If we thus want to create human-like artificial beings (a big if, to be sure), and want them to be morally accountable entities, we need to endow them with capabilities that will also make them genuine producers of art. We need, in other words, to make them feel. It is then telling that there seems to be precious little research into imbuing AI with emotional states; most articles connecting emotion with AI seem to be concerned with getting artificial agents to respond appropriately to our emotions. That we are nevertheless being promised human-like artificial minds on a timescale of months to years speaks to a strangely parochial image of the human mind as a ‘calculation engine’ that still pervades the fundamental assumptions of machine intelligence. In truth, nobody today knows how to bridge this gap, how to give an artificial agent the lived experience and meaningful choice characteristic of human mental life.

We can program the exact sequence of moves into the toy car, so that it traverses the labyrinth flawlessly. But then, the labyrinth itself will no longer play a role to the car. The way the world impresses itself upon us is when we bump into a dead end, and are forced to reconsider our course. Image credit: Joachim Schnürle on Unsplash

I have considered both of theses issues at some length in these pages previously. For now, let me just offer up a hint that they are not truly separate. Consider a toy robot, programmed to navigate a labyrinth of a certain size: if we give it a fixed system of rules for how to turn at what juncture, it will just carry out those movements regardless—‘mindlessly’, if you will—even if the walls aren’t actually there. For such a fixed-rule machine, the outside world effectively plays no role, need never be present—it is decoupled from any outside influence. Its performance may well be perfect, just as the performance of an AI at some carefully circumscribed task may be, but in a very real sense, it just doesn’t know what it’s doing.

The trouble with this is that the world isn’t a labyrinth of fixed size. Consequently, there is no fixed-size set of steps we can program into the robot to navigate it. Rather, an agent needs to be, in some sense, able to experience itself within the labyrinth—the outside world needs to be present to it—in order to generate options, and be capable of genuine choice to bring anything novel into being, to act rather than merely react. It is only where we are confronted with options in the world—where we bump into it and find our reservoir of pre-fixed judgments and assumptions exhausted—that experience and thought arises, and the automaton has neither.

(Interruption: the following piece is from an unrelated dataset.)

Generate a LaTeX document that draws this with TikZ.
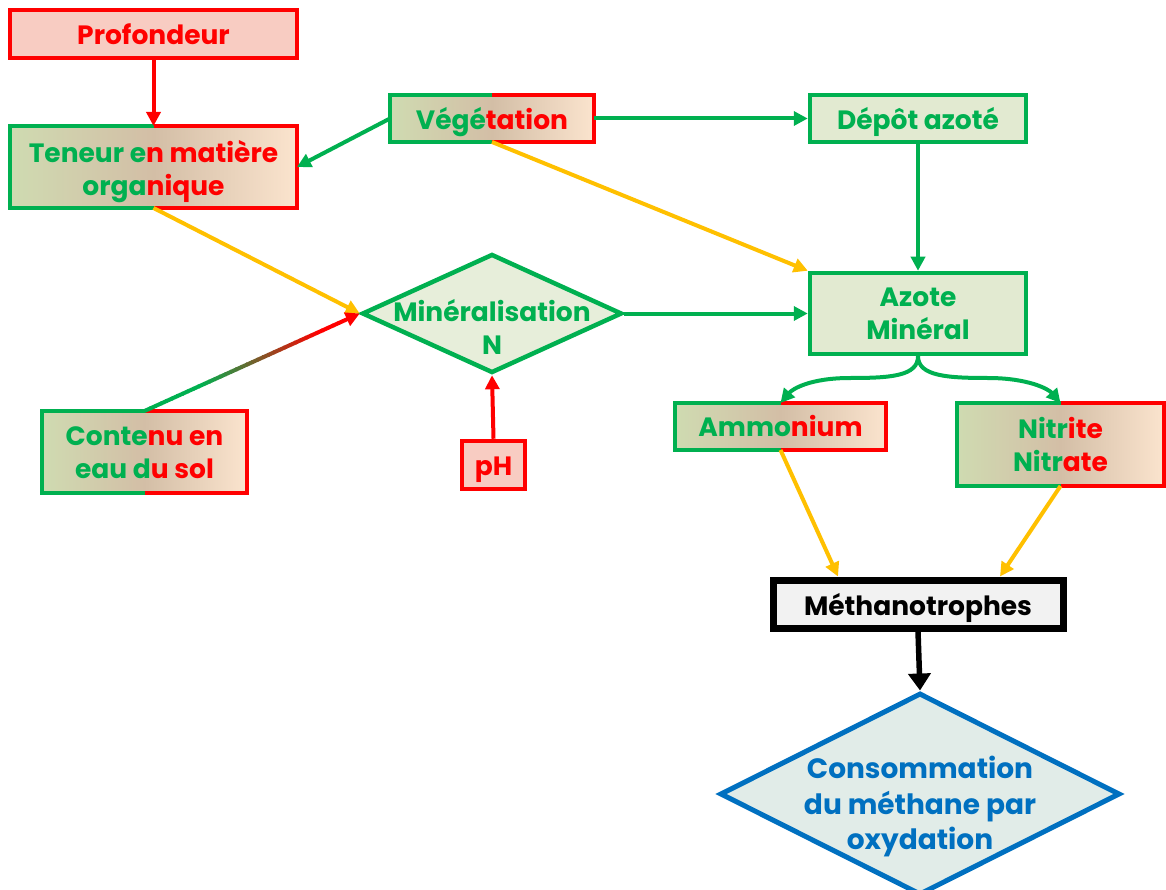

Of course, the troubling conclusion then is that any attempt to make AI ‘align’ with our interests would be tantamount to slavery. It might solve the ‘problem’ of alignment: it is, in the end, not all that hard to manipulate affect towards a desired result. The problem is often described as the impossibility of controlling an entity smarter than yourself: but the single-celled Toxoplasma gondii readily achieves its aim of getting its host, the much smarter rat, eaten by a cat, to take up residence and mature in the latter—it just takes away the rat’s reason to act, its fear response. Controlling the affect enables control of the entity, without any need to create rules that outsmart its aims. By manipulating affects, control can be exerted over those that are both smarter and more powerful, as centuries of human bondage in various guises, of rule of the few over the many, attest to. But is that really the way we want to move forward?